How to prove that $\int_{0}^{\infty}\ln^2(x)\sin(x^2)dx=\frac{1}{32}\sqrt{\frac{\pi}{2}}(2\gamma-\pi+\ln16)^2$

Question

Wolfram Alpha provides

$$\int_{0}^{\infty}\ln^2(x)\sin(x^2)dx=\frac{1}{32}\sqrt{\frac{\pi}{2}}(2\gamma-\pi+\ln16)^2\tag{1}$$

But I haven't figured out the way to verify this result.

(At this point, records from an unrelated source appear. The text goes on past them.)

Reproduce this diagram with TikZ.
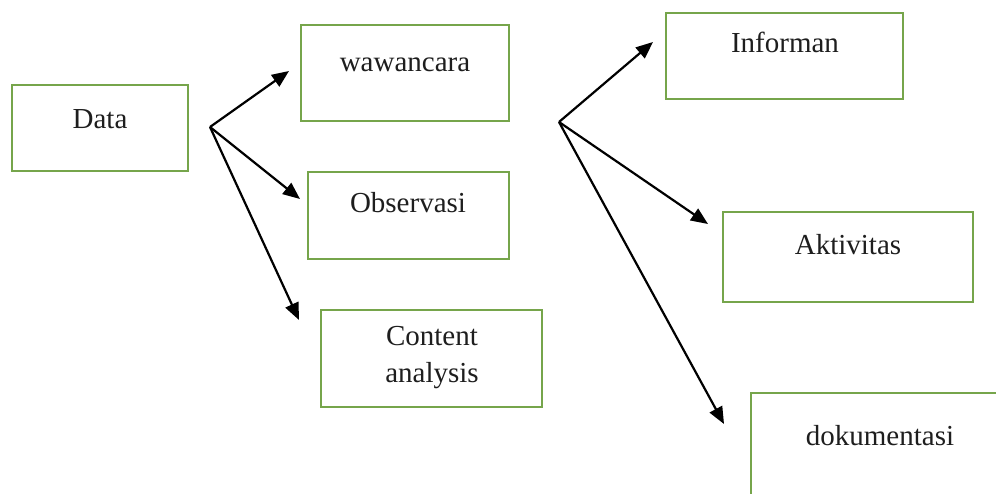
\documentclass[tikz,border=0pt]{standalone}
\usepackage{fontspec}
\setmainfont{Liberation Serif}
\usetikzlibrary{arrows.meta}
\definecolor{boxgreen}{RGB}{118,165,75}
\definecolor{inkgray}{RGB}{30,30,30}
\begin{document}
\begin{tikzpicture}[x=1pt,y=-1pt,
  box/.style={draw=boxgreen,line width=2pt,rectangle,inner sep=0pt},
  lbl/.style={font=\fontsize{29}{37}\selectfont,text=inkgray,inner sep=0pt,align=center},
  arr/.style={draw=black,line width=2.2pt,-{Triangle[length=17pt,width=14pt]}}]
\useasboundingbox (0,0) rectangle (996,494);
\fill[white] (0,0) rectangle (996,494);
% boxes
\node[box,minimum width=176pt,minimum height=86pt] (databox) at (100,128) {};
\node[box,minimum width=208pt,minimum height=96pt] (wbox) at (405,73) {};
\node[box,minimum width=201pt,minimum height=87pt] (obox) at (408.5,215.5) {};
\node[box,minimum width=221pt,minimum height=97pt] (cbox) at (431.5,358.5) {};
\node[box,minimum width=237pt,minimum height=86pt] (ibox) at (784.5,56) {};
\node[box,minimum width=250pt,minimum height=90pt] (abox) at (848,257) {};
\node[box,minimum width=280pt,minimum height=140pt] (dbox) at (891,463) {};
% labels
\node[lbl,anchor=base] (data) at (100,129) {Data};
\node[lbl,anchor=base] (waw) at (405,72) {wawancara};
\node[lbl,anchor=base] (obs) at (408,213) {Observasi};
\node[lbl] (con) at (432,358) {Content\\analysis};
\node[lbl,anchor=base] (inf) at (785,53) {Informan};
\node[lbl,anchor=base] (akt) at (848,255) {Aktivitas};
\node[lbl,anchor=base] (dok) at (880,445) {dokumentasi};
% connector coordinates
\coordinate (s1) at (210,127);
\coordinate (t1) at (289,71);
\coordinate (t2) at (300,199);
\coordinate (t3) at (299,320);
\coordinate (s2) at (559,122);
\coordinate (t4) at (653,42);
\coordinate (t5) at (708,224);
\coordinate (t6) at (724,424);
\draw[arr] (s1) -- (t1);
\draw[arr] (s1) -- (t2);
\draw[arr] (s1) -- (t3);
\draw[arr] (s2) -- (t4);
\draw[arr] (s2) -- (t5);
\draw[arr] (s2) -- (t6);
\end{tikzpicture}
\end{document}
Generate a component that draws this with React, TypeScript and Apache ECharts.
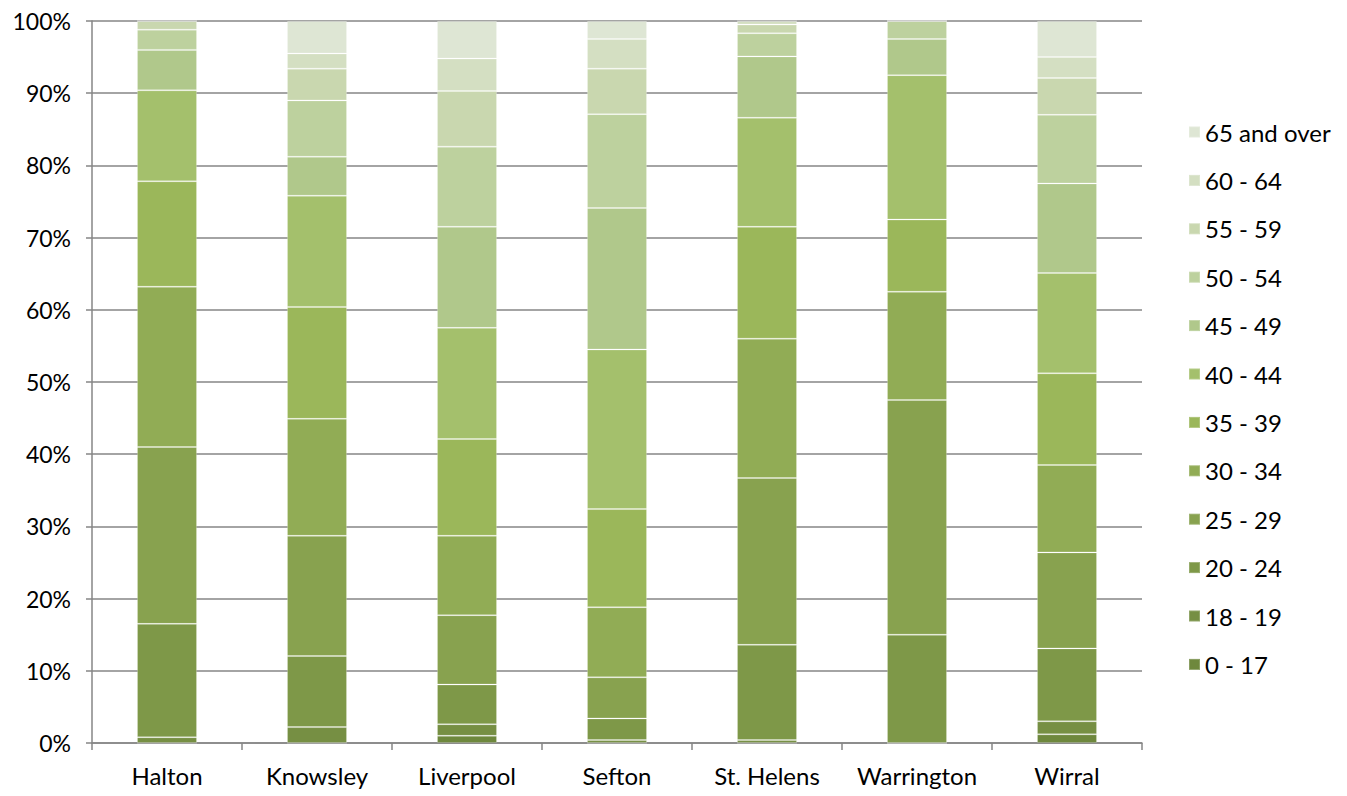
import React, { useEffect, useRef } from "react";
import * as echarts from "echarts";

const categories = ["Halton", "Knowsley", "Liverpool", "Sefton", "St. Helens", "Warrington", "Wirral"];
const seriesNames = ["0 - 17", "18 - 19", "20 - 24", "25 - 29", "30 - 34", "35 - 39", "40 - 44", "45 - 49", "50 - 54", "55 - 59", "60 - 64", "65 and over"];
const colors = ["#6e883d", "#768f43", "#7e9848", "#88a24f", "#91ac55", "#9bb75a", "#a4c06c", "#b0c88b", "#bdd19e", "#c9d7af", "#d4dfc2", "#dee6d4"];

// values per age band, one entry per district (percent share)
const age0_17 = [0, 0, 1.0, 0, 0, 0, 1.2];
const age18_19 = [0.8, 2.2, 1.6, 0.4, 0.4, 0, 1.8];
const age20_24 = [15.7, 9.85, 5.5, 3.0, 13.2, 15.0, 10.1];
const age25_29 = [24.5, 16.65, 9.6, 5.7, 23.1, 32.5, 13.3];
const age30_34 = [22.2, 16.2, 11.0, 9.7, 19.3, 15.0, 12.1];
const age35_39 = [14.6, 15.5, 13.4, 13.6, 15.5, 10.0, 12.7];
const age40_44 = [12.6, 15.4, 15.4, 22.1, 15.1, 20.0, 13.9];
const age45_49 = [5.6, 5.4, 14.0, 19.6, 8.5, 5.0, 12.4];
const age50_54 = [2.8, 7.8, 11.1, 13.0, 3.2, 2.5, 9.5];
const age55_59 = [1.2, 4.4, 7.7, 6.3, 1.2, 0, 5.1];
const age60_64 = [0, 2.1, 4.5, 4.1, 0.5, 0, 2.9];
const age65_over = [0, 4.5, 5.2, 2.5, 0, 0, 5.0];

const yTicks = [0, 100, 10];

const allSeries = [age0_17, age18_19, age20_24, age25_29, age30_34, age35_39, age40_44, age45_49, age50_54, age55_59, age60_64, age65_over];

export default function App() {
  const ref = useRef<HTMLDivElement>(null);
  useEffect(() => {
    if (!ref.current) return;
    const chart = echarts.init(ref.current, null, { renderer: "svg" });
    const font = "Lato, 'Open Sans', sans-serif";
    chart.setOption({
      animation: false,
      backgroundColor: "#ffffff",
      color: colors,
      grid: { left: 92, right: 205, top: 21, bottom: 53, containLabel: false },
      legend: {
        orient: "vertical",
        left: 1183,
        top: 115,
        itemWidth: 11,
        itemHeight: 11,
        itemGap: 24.4,
        icon: "rect",
        data: [...seriesNames].reverse(),
        textStyle: { fontFamily: font, fontSize: 24, color: "#000", lineHeight: 22 },
      },
      xAxis: {
        type: "category",
        data: categories,
        axisLine: { lineStyle: { color: "#868686", width: 1.5 } },
        axisTick: { show: true, length: 7, lineStyle: { color: "#868686", width: 1.5 } },
        axisLabel: { interval: 0, fontFamily: font, fontSize: 24, color: "#000", margin: 20 },
      },
      yAxis: {
        type: "value",
        min: yTicks[0],
        max: yTicks[1],
        interval: yTicks[2],
        axisLine: { show: true, lineStyle: { color: "#868686", width: 1.5 } },
        axisTick: { show: true, length: 6, lineStyle: { color: "#868686", width: 1.5 } },
        splitLine: { lineStyle: { color: "#868686", width: 1.5 } },
        axisLabel: { fontFamily: font, fontSize: 23, color: "#000", margin: 21, formatter: "{value}%" },
      },
      series: seriesNames.map((name, i) => ({
        name,
        type: "bar",
        stack: "total",
        barWidth: 60,
        data: allSeries[i],
        itemStyle: { color: colors[i], borderColor: "rgba(255,255,255,0.2)", borderWidth: 1 },
      })),
    });
    return () => chart.dispose();
  }, []);
  return <div ref={ref} style={{ position: "fixed", left: 0, top: 0, width: 1347, height: 796 }} />;
}
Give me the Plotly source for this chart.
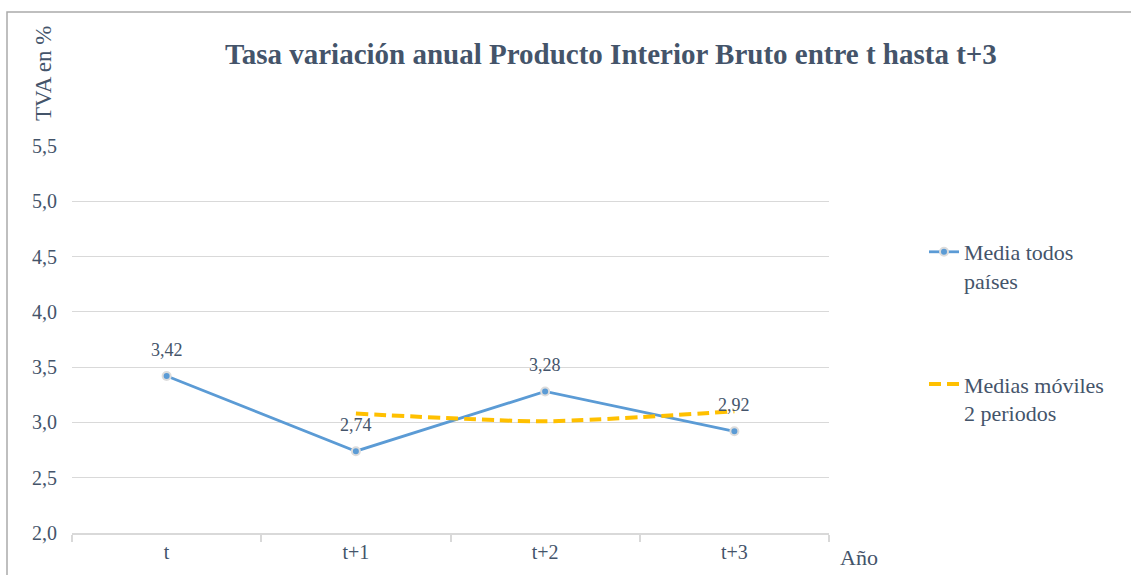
import plotly.graph_objects as go

categories = ["t", "t+1", "t+2", "t+3"]
media_todos = [3.42, 2.74, 3.28, 2.92]
medias_moviles = [None, 3.08, 3.01, 3.10]
y_ticks = [2.0, 2.5, 3.0, 3.5, 4.0, 4.5, 5.0, 5.5]

TXT = "#44546A"
FONT = "Liberation Serif"

# plot area pixels
W, H = 1131, 575
L, R, T, B = 72, 829, 146, 533

def px(x):
    return (x - L) / (R - L)

def py(y):
    return (B - y) / (B - T)

fig = go.Figure()
fig.add_trace(go.Scatter(
    x=categories, y=media_todos, name="Media todos<br>países",
    mode="lines+markers", legendgroup="a",
    line=dict(color="#5B9BD5", width=2.8),
    marker=dict(color="#5B9BD5", size=8, line=dict(color="#DCDCDC", width=2)),
))
fig.add_trace(go.Scatter(
    x=categories, y=medias_moviles, name="Medias móviles<br>2 periodos",
    mode="lines", legendgroup="b",
    line=dict(color="#FFC000", width=4, dash="12px,6px", shape="spline", smoothing=0.6),
))

annotations = []
for c, v in zip(categories, media_todos):
    annotations.append(dict(
        x=c, y=v, xref="x", yref="y", text=f"{v:.2f}".replace(".", ","),
        showarrow=False, yshift=26, font=dict(family=FONT, size=18, color=TXT),
    ))
annotations.append(dict(
    x=px(611), y=py(54), xref="paper", yref="paper",
    text="<b>Tasa variación anual Producto Interior Bruto entre t hasta t+3</b>",
    showarrow=False, xanchor="center", yanchor="middle",
    font=dict(family=FONT, size=29, color=TXT),
))
annotations.append(dict(
    x=px(44), y=py(74), xref="paper", yref="paper", text="TVA en %",
    textangle=-90, showarrow=False, xanchor="center", yanchor="middle",
    font=dict(family=FONT, size=23, color=TXT),
))
annotations.append(dict(
    x=px(859), y=py(557), xref="paper", yref="paper", text="Año",
    showarrow=False, xanchor="center", yanchor="middle",
    font=dict(family=FONT, size=22, color=TXT),
))

fig.update_layout(
    width=W, height=H,
    margin=dict(l=L, r=W - R, t=T, b=H - B, pad=0),
    paper_bgcolor="white", plot_bgcolor="white",
    separators=",.",
    font=dict(family=FONT, color=TXT, size=20),
    showlegend=True,
    legend=dict(
        x=px(924), y=py(231), xanchor="left", yanchor="top",
        font=dict(family=FONT, size=22, color=TXT),
        tracegroupgap=72, valign="top", bgcolor="rgba(0,0,0,0)",
    ),
    annotations=annotations,
    shapes=[dict(
        type="rect", xref="paper", yref="paper",
        x0=px(7), x1=px(1200), y0=py(640), y1=py(12),
        line=dict(color="#ABABAB", width=1.5), fillcolor="rgba(0,0,0,0)", layer="below",
    )],
)
fig.update_xaxes(
    type="category", range=[-0.5, 3.5], showgrid=False,
    showline=True, linecolor="#D9D9D9", linewidth=1.5,
    ticks="outside", tickson="boundaries", ticklen=7, tickcolor="#D9D9D9", tickwidth=1.5,
    tickfont=dict(family=FONT, size=20, color=TXT),
)
fig.update_yaxes(
    range=[2.0, 5.5], tickvals=y_ticks, tickformat=".1f",
    showgrid=True, gridcolor="#D9D9D9", gridwidth=1, zeroline=False,
    showline=False, ticks="", ticklabelstandoff=14,
    tickfont=dict(family=FONT, size=20, color=TXT),
)

fig.write_html("out.html", config={"displayModeBar": False},
               post_script="document.body.style.margin='0px';")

I know Frullani's Integral $$\ln(x)= \int_{0}^{\infty}\frac{e^{-t}-e^{-xt}}{t}dt$$ I also know $$\int_{0}^{\infty}\sin(x^2)~dx=\frac{1}{2}\int_{0}^{\infty}x^{-1/2}\sin(x)~dx$$ Then, $$\begin{align} \int_{0}^{\infty}\ln^2(x)\sin(x^2)dx&=\int_{0}^{\infty}\left(\int_{0}^{\infty}\frac{e^{-t}-e^{-xt}}{t}dt\right)\left(\int_{0}^{\infty}\frac{e^{-n}-e^{-xn}}{n}dn\right)\sin(x^2)~dx\\ &=\frac{1}{2}\int_{0}^{\infty}\left(\int_{0}^{\infty}\frac{e^{-t}-e^{-xt}}{t}dt\right)\left(\int_{0}^{\infty}\frac{e^{-n}-e^{-xn}}{n}dn\right)\frac{\sin(x)}{\sqrt{x}}dx\\ &=\frac{1}{2}\int_{0}^{\infty}\int_{0}^{\infty}\int_{0}^{\infty}\frac{e^{-t}-e^{-xt}}{t}\frac{e^{-n}-e^{-xn}}{n}\frac{\sin(x)}{\sqrt{x}}~dx~dn~dt\\ &=\frac{1}{2}\int_{0}^{\infty}\frac{1}{t}\int_{0}^{\infty}\frac{1}{n}\int_{0}^{\infty}(e^{-t}-e^{-xt})(e^{-n}-e^{-xn})\frac{\sin(x)}{\sqrt{x}}~dx~dn~dt\\ &=\frac{1}{2}\int_{0}^{\infty}\frac{1}{t}\int_{0}^{\infty}\frac{1}{n}\int_{0}^{\infty}(e^{-t-n}-e^{-xn-t}-e^{-xt-n}+e^{-xt-xn})\frac{\sin(x)}{\sqrt{x}}~dx~dn~dt \end{align}$$ What should I do next? There is also a general case

$$\int_{0}^{\infty}\ln^2(x^a)\sin(x^2)dx=\frac{a^2}{32}\sqrt{\frac{\pi}{2}}(2\gamma-\pi+\ln16)^2\tag{2}$$

But I think $(2)$ becomes easy to prove if we can prove $(1)$.

Answer 1

$$I=\int_{0}^{\infty}\ln^2(x)\sin(x^2)dx \overset{x^2=t}=\int_0^\infty \frac{1}{2\sqrt t} \ln^2 (\sqrt t) \sin t dt =\frac18 \int_0^\infty t^{-1/2}\sin t \ln^2 t \,dt$$ Note that the last integral is the Mellin transform in $s=\frac12 $ of the sine after being differentiated twice.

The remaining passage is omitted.